_Task directions:_ Pictures stay out of this copy, which runs from the first line of the material through the line containing "ax.patch.set_alpha(0)".
<<<<
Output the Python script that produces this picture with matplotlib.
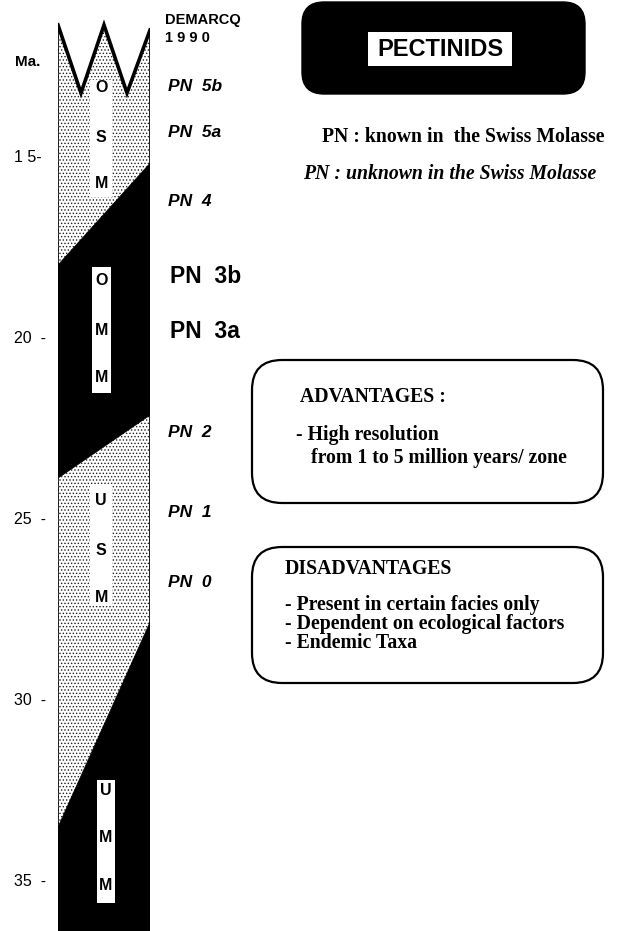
import matplotlib
matplotlib.use("Agg")
import matplotlib.pyplot as plt
from matplotlib.patches import Polygon, Rectangle, FancyBboxPatch

# time scale (Ma) and column geometry
ma_top, ma_bottom = 10.66, 36.38
zigzag_x = [0.0, 0.25, 0.5, 0.75, 1.0]
zigzag_ma = [11.35, 13.23, 11.35, 13.23, 11.49]

# facies boundaries (left edge Ma, right edge Ma)
osm_omm = (17.98, 15.17)
omm_usm = (23.87, 22.13)
usm_umm = (33.51, 27.85)

# unit labels in the column
units = ['OSM', 'OMM', 'USM', 'UMM']
unit_letter_ma = [[13.09, 14.45, 15.72],
                  [18.40, 19.78, 21.08],
                  [24.48, 25.86, 27.18],
                  [32.49, 33.81, 35.11]]
unit_strip_ma = [(12.87, 16.10), (18.04, 21.52), (24.06, 27.40), (32.21, 35.61)]
unit_strip_x = [(0.35, 0.59), (0.37, 0.58), (0.35, 0.59), (0.42, 0.62)]

# pectinid zones (Demarcq 1990)
pn_labels = ['PN  5b', 'PN  5a', 'PN  4', 'PN  3b', 'PN  3a', 'PN  2', 'PN  1', 'PN  0']
pn_ma = [13.04, 14.31, 16.24, 18.31, 19.83, 22.62, 24.83, 26.74]
pn_known = [False, False, False, True, True, False, False, False]

tick_ma = [15, 20, 25, 30, 35]
tick_labels = ['1 5-', '20  -', '25  -', '30  -', '35  -']

adv_title = 'ADVANTAGES :'
adv_lines = ['- High resolution', '   from 1 to 5 million years/ zone']
dis_title = 'DISADVANTAGES'
dis_lines = ['- Present in certain facies only',
             '- Dependent on ecological factors',
             '- Endemic Taxa']

SANS = 'Liberation Sans'
SERIF = 'Liberation Serif'
plt.rcParams['hatch.linewidth'] = 0.6

fig = plt.figure(figsize=(6.22, 9.31), dpi=100)

# background axes in pixel units for boxes and free text
bg = fig.add_axes([0, 0, 1, 1])
bg.set_xlim(0, 622)
bg.set_ylim(931, 0)
bg.axis('off')

# column axes: x 0..1 across the column, y in Ma
W = 622.0
ax = fig.add_axes([58 / W, 0, 92 / W, 1])
ax.set_xlim(0, 1)
ax.set_ylim(ma_bottom, ma_top)
ax.axis('off')
ax.patch.set_alpha(0)

# dotted background (molasse) with zigzag top
dot_pts = list(zip(zigzag_x, zigzag_ma)) + [(1, ma_bottom), (0, ma_bottom)]
ax.add_patch(Polygon(dot_pts, closed=True, facecolor='white', edgecolor='#202020',
                     hatch='.....', lw=0, zorder=1))

# black (marine) wedges
omm_pts = [(0, osm_omm[0]), (1, osm_omm[1]), (1, omm_usm[1]), (0, omm_usm[0])]
umm_pts = [(0, usm_umm[0]), (1, usm_umm[1]), (1, ma_bottom), (0, ma_bottom)]
for pts in (omm_pts, umm_pts):
    ax.add_patch(Polygon(pts, closed=True, facecolor='black', edgecolor='black',
                         lw=0.5, zorder=2))

# unit name strips
for name, letters_ma, (m0, m1), (x0, x1) in zip(units, unit_letter_ma,
                                                  unit_strip_ma, unit_strip_x):
    ax.add_patch(Rectangle((x0, m0), x1 - x0, m1 - m0, facecolor='white',
                           edgecolor='none', zorder=3))
    for ch, m in zip(name, letters_ma):
        ax.text((x0 + x1) / 2, m, ch, ha='center', va='center', fontsize=11.5,
                fontweight='bold', family=SANS, zorder=4)

# outline: zigzag and column sides
ax.plot(zigzag_x, zigzag_ma, color='black', lw=2.6, solid_joinstyle='miter', zorder=5)
ax.plot([0, 0], [zigzag_ma[0], ma_bottom], color='black', lw=1.2, zorder=5)
ax.plot([1, 1], [zigzag_ma[-1], ma_bottom], color='black', lw=1.2, zorder=5)

# age ticks
ytr = ax.get_yaxis_transform()
for m, lab in zip(tick_ma, tick_labels):
    ax.text(-0.48, m, lab, transform=ytr, ha='left', va='center', fontsize=11.5,
            family=SANS, clip_on=False)
ax.text(-0.47, 12.38, 'Ma.', transform=ytr, ha='left', va='center', fontsize=11,
        fontweight='heavy', family=SANS, clip_on=False)

# zone labels
for lab, m, known in zip(pn_labels, pn_ma, pn_known):
    if known:
        ax.text(1.22, m, lab, transform=ytr, ha='left', va='center', fontsize=16.5,
                fontweight='bold', family=SANS, clip_on=False)
    else:
        ax.text(1.20, m, lab, transform=ytr, ha='left', va='center', fontsize=12.5,
                fontweight='bold', fontstyle='italic', family=SANS, clip_on=False)

bg.text(165, 20, 'DEMARCQ', ha='left', va='center', fontsize=10.5,
        fontweight='bold', family=SANS)
bg.text(165, 38, '1 9 9 0', ha='left', va='center', fontsize=10.5,
        fontweight='bold', family=SANS)

# title box
bg.add_patch(FancyBboxPatch((317, 17), 253, 62, boxstyle='round,pad=15,rounding_size=22',
                            facecolor='black', edgecolor='black', lw=1))
bg.add_patch(Rectangle((368, 32), 144, 34, facecolor='white', edgecolor='none'))
bg.text(440, 50, 'PECTINIDS', ha='center', va='center', fontsize=17,
        fontweight='bold', family=SANS)

# legend text
FS = 14.2
bg.text(322, 137, 'PN : known in  the Swiss Molasse', ha='left', va='center',
        fontsize=FS, fontweight='bold', family=SERIF)
bg.text(303, 174, 'PN : unknown in the Swiss Molasse', ha='left', va='center',
        fontsize=FS, fontweight='bold', fontstyle='italic', family=SERIF)

# advantages / disadvantages boxes
for (x0, y0, x1, y1) in [(252, 360, 603, 503), (252, 547, 603, 683)]:
    bg.add_patch(FancyBboxPatch((x0 + 28, y0 + 28), x1 - x0 - 56, y1 - y0 - 56,
                                boxstyle='round,pad=28,rounding_size=30',
                                facecolor='none', edgecolor='black', lw=1.6))

bg.text(300, 397, adv_title, ha='left', va='center', fontsize=FS,
        fontweight='bold', family=SERIF)
for y, line in zip([435, 458], adv_lines):
    bg.text(296, y, line, ha='left', va='center', fontsize=FS,
            fontweight='bold', family=SERIF)

bg.text(285, 569, dis_title, ha='left', va='center', fontsize=FS,
        fontweight='bold', family=SERIF)
for y, line in zip([605, 624, 643], dis_lines):
    bg.text(285, y, line, ha='left', va='center', fontsize=FS,
            fontweight='bold', family=SERIF)

fig.savefig('out.png', dpi=100)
>>>>
_Output of the task:_
Output the Python script that produces this picture with matplotlib.
import matplotlib
matplotlib.use("Agg")
import matplotlib.pyplot as plt
from matplotlib.patches import Polygon, Rectangle, FancyBboxPatch

# time scale (Ma) and column geometry
ma_top, ma_bottom = 10.66, 36.38
zigzag_x = [0.0, 0.25, 0.5, 0.75, 1.0]
zigzag_ma = [11.35, 13.23, 11.35, 13.23, 11.49]

# facies boundaries (left edge Ma, right edge Ma)
osm_omm = (17.98, 15.17)
omm_usm = (23.87, 22.13)
usm_umm = (33.51, 27.85)

# unit labels in the column
units = ['OSM', 'OMM', 'USM', 'UMM']
unit_letter_ma = [[13.09, 14.45, 15.72],
                  [18.40, 19.78, 21.08],
                  [24.48, 25.86, 27.18],
                  [32.49, 33.81, 35.11]]
unit_strip_ma = [(12.87, 16.10), (18.04, 21.52), (24.06, 27.40), (32.21, 35.61)]
unit_strip_x = [(0.35, 0.59), (0.37, 0.58), (0.35, 0.59), (0.42, 0.62)]

# pectinid zones (Demarcq 1990)
pn_labels = ['PN  5b', 'PN  5a', 'PN  4', 'PN  3b', 'PN  3a', 'PN  2', 'PN  1', 'PN  0']
pn_ma = [13.04, 14.31, 16.24, 18.31, 19.83, 22.62, 24.83, 26.74]
pn_known = [False, False, False, True, True, False, False, False]

tick_ma = [15, 20, 25, 30, 35]
tick_labels = ['1 5-', '20  -', '25  -', '30  -', '35  -']

adv_title = 'ADVANTAGES :'
adv_lines = ['- High resolution', '   from 1 to 5 million years/ zone']
dis_title = 'DISADVANTAGES'
dis_lines = ['- Present in certain facies only',
             '- Dependent on ecological factors',
             '- Endemic Taxa']

SANS = 'Liberation Sans'
SERIF = 'Liberation Serif'
plt.rcParams['hatch.linewidth'] = 0.6

fig = plt.figure(figsize=(6.22, 9.31), dpi=100)

# background axes in pixel units for boxes and free text
bg = fig.add_axes([0, 0, 1, 1])
bg.set_xlim(0, 622)
bg.set_ylim(931, 0)
bg.axis('off')

# column axes: x 0..1 across the column, y in Ma
W = 622.0
ax = fig.add_axes([58 / W, 0, 92 / W, 1])
ax.set_xlim(0, 1)
ax.set_ylim(ma_bottom, ma_top)
ax.axis('off')
ax.patch.set_alpha(0)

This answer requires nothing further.